Copper(I) iodide can be prepared by

Copper(I) iodide can be prepared by heating iodine and copper in concentrated hydriodic acid, HI. In the laboratory however, copper(I) iodide is prepared by simply mixing an aqueous solution of sodium or potassium iodide and a soluble copper(II) salt such copper sulfate.

Cu2+ + 2I− → CuI2
The CuI2 immediately decomposes to iodine and insoluble copper(I) iodide, releasing I2.[7]

2 CuI2 → 2 CuI + I2
This reaction has been employed as a means of assaying copper(II) samples, since the evolved I2 can be analyzed by redox titration.

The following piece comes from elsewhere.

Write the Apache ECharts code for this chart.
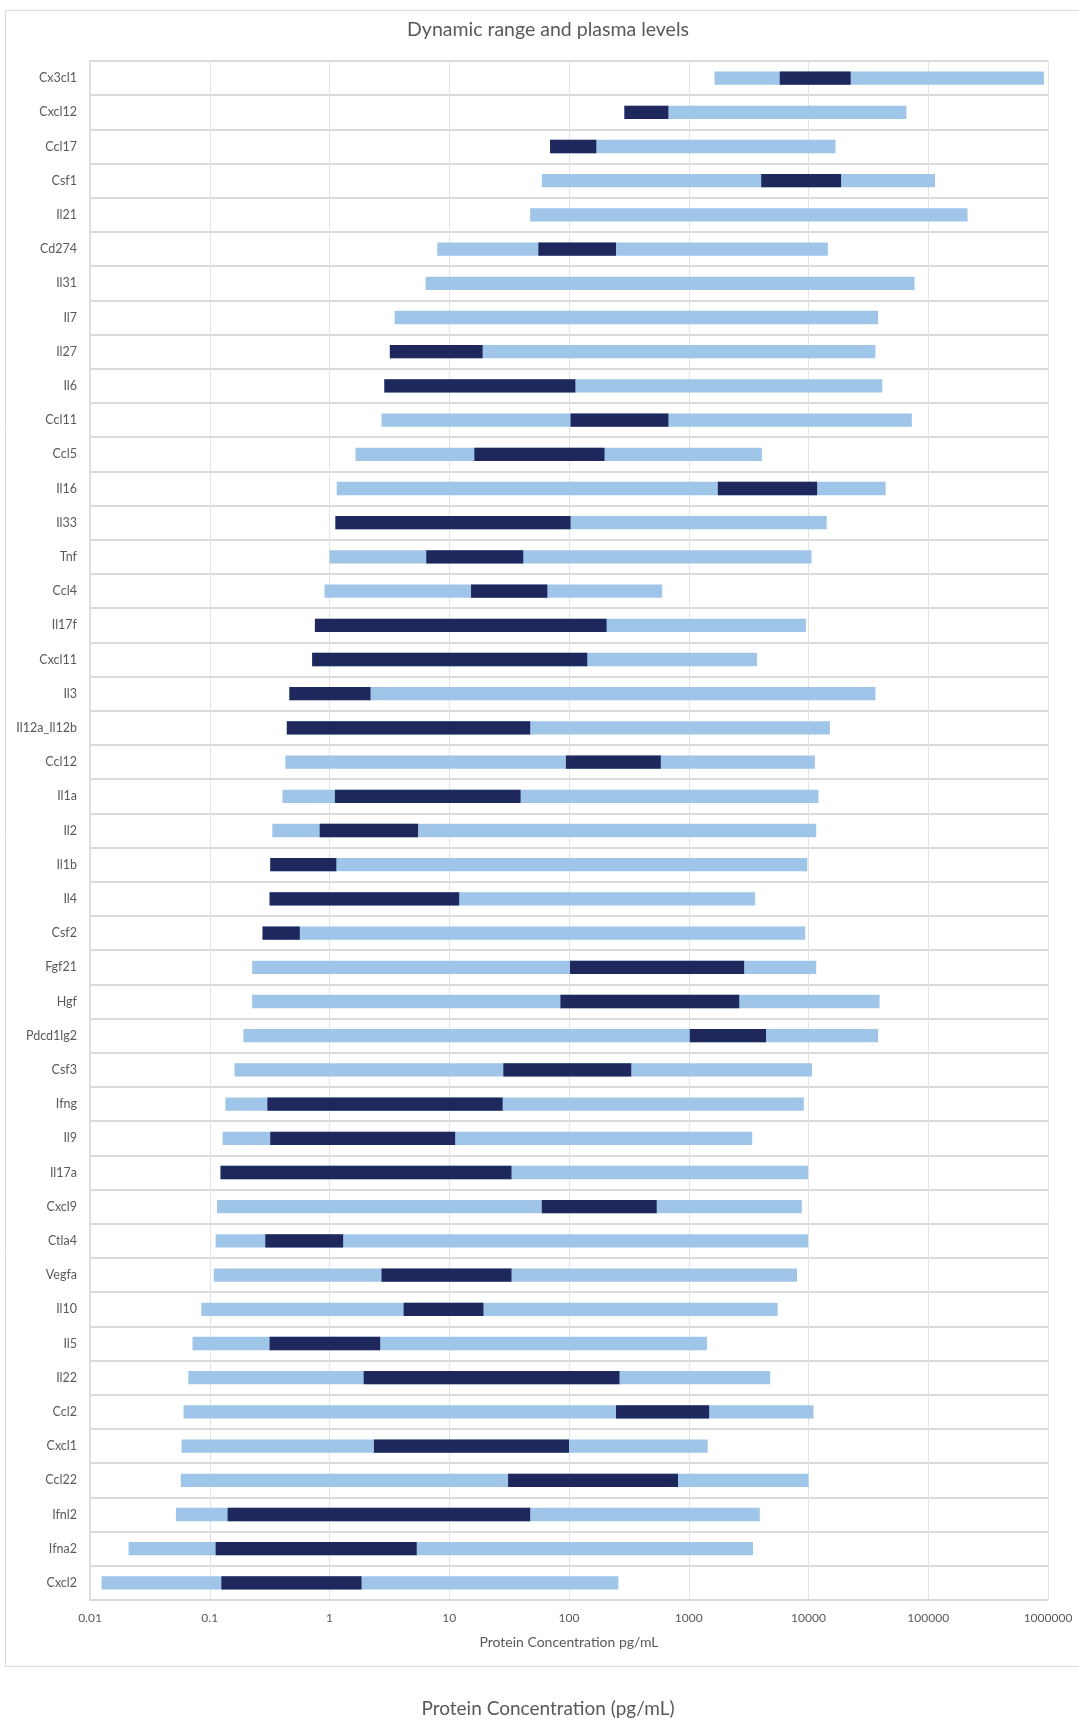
<!DOCTYPE html>
<html>
<head>
<meta charset="utf-8">
<title>Dynamic range and plasma levels</title>
<script src="https://cdn.jsdelivr.net/npm/echarts@6/dist/echarts.min.js"></script>
<style>
  html, body { margin: 0; padding: 0; background: #fff; }
  #chart { width: 1079px; height: 1722px; }
</style>
</head>
<body>
<div id="chart"></div>
<script>
// categories, top to bottom
var proteins = ['Cx3cl1','Cxcl12','Ccl17','Csf1','Il21','Cd274','Il31','Il7','Il27','Il6',
  'Ccl11','Ccl5','Il16','Il33','Tnf','Ccl4','Il17f','Cxcl11','Il3','Il12a_Il12b',
  'Ccl12','Il1a','Il2','Il1b','Il4','Csf2','Fgf21','Hgf','Pdcd1lg2','Csf3',
  'Ifng','Il9','Il17a','Cxcl9','Ctla4','Vegfa','Il10','Il5','Il22','Ccl2',
  'Cxcl1','Ccl22','Ifnl2','Ifna2','Cxcl2'];

// dynamic range (light bars), pg/mL
var rangeLow = [1640, 290, 69.5, 59.3, 47.4, 7.94, 6.35, 3.5, 3.19, 2.87,
  2.72, 1.65, 1.15, 1.12, 1.0, 0.908, 0.755, 0.716, 0.462, 0.44,
  0.428, 0.405, 0.333, 0.32, 0.316, 0.276, 0.226, 0.226, 0.191, 0.161,
  0.135, 0.128, 0.123, 0.115, 0.112, 0.108, 0.0851, 0.0718, 0.0662, 0.0604,
  0.0581, 0.0573, 0.0522, 0.021, 0.0125];
var rangeHigh = [924000, 65600, 16800, 114000, 213000, 14500, 76900, 38100, 36200, 41300,
  72900, 4080, 44100, 14200, 10600, 600, 9510, 3720, 36200, 15100,
  11300, 12100, 11600, 9770, 3580, 9390, 11600, 39200, 38100, 10700,
  9140, 3390, 9900, 8790, 9900, 8010, 5530, 1420, 4790, 11000,
  1440, 10000, 3920, 3440, 258];

// plasma levels (dark bars), pg/mL
var plasmaLow = [5754, 290, 69.5, 4030, null, 55.5, null, null, 3.19, 2.87,
  103, 16.2, 1750, 1.12, 6.43, 15.2, 0.755, 0.716, 0.462, 0.44,
  94.2, 1.11, 0.828, 0.32, 0.316, 0.276, 102, 84.8, 1020, 28.3,
  0.303, 0.32, 0.123, 59.3, 0.291, 2.72, 4.16, 0.316, 1.93, 247,
  2.35, 31.0, 0.141, 0.112, 0.125];
var plasmaHigh = [22490, 676, 169, 18700, null, 247, null, null, 19.0, 113,
  676, 198, 11800, 103, 41.5, 65.9, 206, 142, 2.2, 47.4,
  584, 39.4, 5.49, 1.14, 12.1, 0.565, 2900, 2640, 4420, 331,
  27.9, 11.2, 33.1, 540, 1.3, 33.1, 19.3, 2.65, 264, 1480,
  100, 813, 47.4, 5.35, 1.85];

var xTickLabels = ['0.01','0.1','1','10','100','1000','10000','100000','1000000'];

var FONT = 'Lato, "Open Sans", sans-serif';
var TEXT = '#595959';

function toItems(lo, hi) {
  var out = [];
  for (var i = 0; i < proteins.length; i++) {
    if (lo[i] != null && hi[i] != null) out.push([lo[i], hi[i], i]);
  }
  return out;
}

function barRenderer(color) {
  return function (params, api) {
    var a = api.coord([api.value(0), api.value(2)]);
    var b = api.coord([api.value(1), api.value(2)]);
    var h = api.size([0, 1])[1] * 0.39;
    return {
      type: 'rect',
      shape: { x: a[0], y: a[1] - h / 2, width: b[0] - a[0], height: h },
      style: { fill: color }
    };
  };
}

var chart = echarts.init(document.getElementById('chart'));

var option = {
  animation: false,
  backgroundColor: '#fff',
  textStyle: { fontFamily: FONT },
  graphic: [
    {
      type: 'rect',
      shape: { x: 5.5, y: 10.5, width: 1080, height: 1656 },
      style: { fill: null, stroke: '#d9d9d9', lineWidth: 1 },
      silent: true
    },
    {
      type: 'text',
      x: 548,
      y: 30,
      style: {
        text: 'Dynamic range and plasma levels', font: '19.5px ' + FONT, fill: TEXT,
        align: 'center', verticalAlign: 'middle'
      }
    },
    {
      type: 'text',
      x: 548,
      y: 1709,
      style: {
        text: 'Protein Concentration (pg/mL)', font: '19px ' + FONT, fill: TEXT,
        align: 'center', verticalAlign: 'middle'
      }
    }
  ],
  grid: { left: 90, right: 31, top: 61, bottom: 122 },
  xAxis: {
    type: 'log',
    logBase: 10,
    min: 0.01,
    max: 1000000,
    name: 'Protein Concentration pg/mL',
    nameLocation: 'middle',
    nameGap: 35,
    nameTextStyle: { fontFamily: FONT, fontSize: 14, color: TEXT },
    axisLine: { show: true, lineStyle: { color: '#d9d9d9', width: 1.5 } },
    axisTick: { show: false },
    axisLabel: {
      color: TEXT, fontFamily: FONT, fontSize: 12, margin: 12,
      formatter: function (v) {
        return xTickLabels[Math.round(Math.log10(v)) + 2];
      }
    },
    splitLine: { show: true, lineStyle: { color: '#e3e3e3', width: 1 } },
    minorSplitLine: { show: false }
  },
  yAxis: {
    type: 'category',
    data: proteins,
    inverse: true,
    axisLine: { show: true, lineStyle: { color: '#d9d9d9', width: 1.5 } },
    axisTick: { show: false },
    axisLabel: { color: TEXT, fontFamily: FONT, fontSize: 12.5, margin: 13, interval: 0 },
    splitLine: { show: true, lineStyle: { color: '#dadada', width: 2 } }
  },
  series: [
    {
      name: 'Dynamic range',
      type: 'custom',
      renderItem: barRenderer('#9fc5e8'),
      encode: { x: [0, 1], y: 2 },
      data: toItems(rangeLow, rangeHigh),
      z: 2
    },
    {
      name: 'Plasma levels',
      type: 'custom',
      renderItem: barRenderer('#1f285c'),
      encode: { x: [0, 1], y: 2 },
      data: toItems(plasmaLow, plasmaHigh),
      z: 3
    }
  ]
};

chart.setOption(option);
</script>
</body>
</html>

The reaction in itself may look rather odd, as using the rule of thumb for a proceeding redox reaction, Eooxidator − Eoreductor > 0, this reaction fails. The quantity is below zero, so the reaction should not proceed. But the equilibrium constant[8] for the reaction is 1.38*10−13. By using fairly moderate concentrates of 0.1 mol/L for both iodide and Cu2+, the concentration of Cu+ is calculated as 3*10−7. As a consequence, the product of the concentrations is far in excess of the solubility product, so copper(I)iodide precipitates. The process of precipitation lowers the copper(I) concentration, providing an entropic driving force according to Le Chatelier's principle, and allowing the redox reaction to proceed.

CuI is poorly soluble in water (0.00042 g/L at 25 °C), but it dissolves in the presence of NaI or KI to give the linear anion [CuI2]−. Dilution of such solutions with water reprecipitates CuI. This dissolution–precipitation process is employed to purify CuI, affording colorless samples.[5]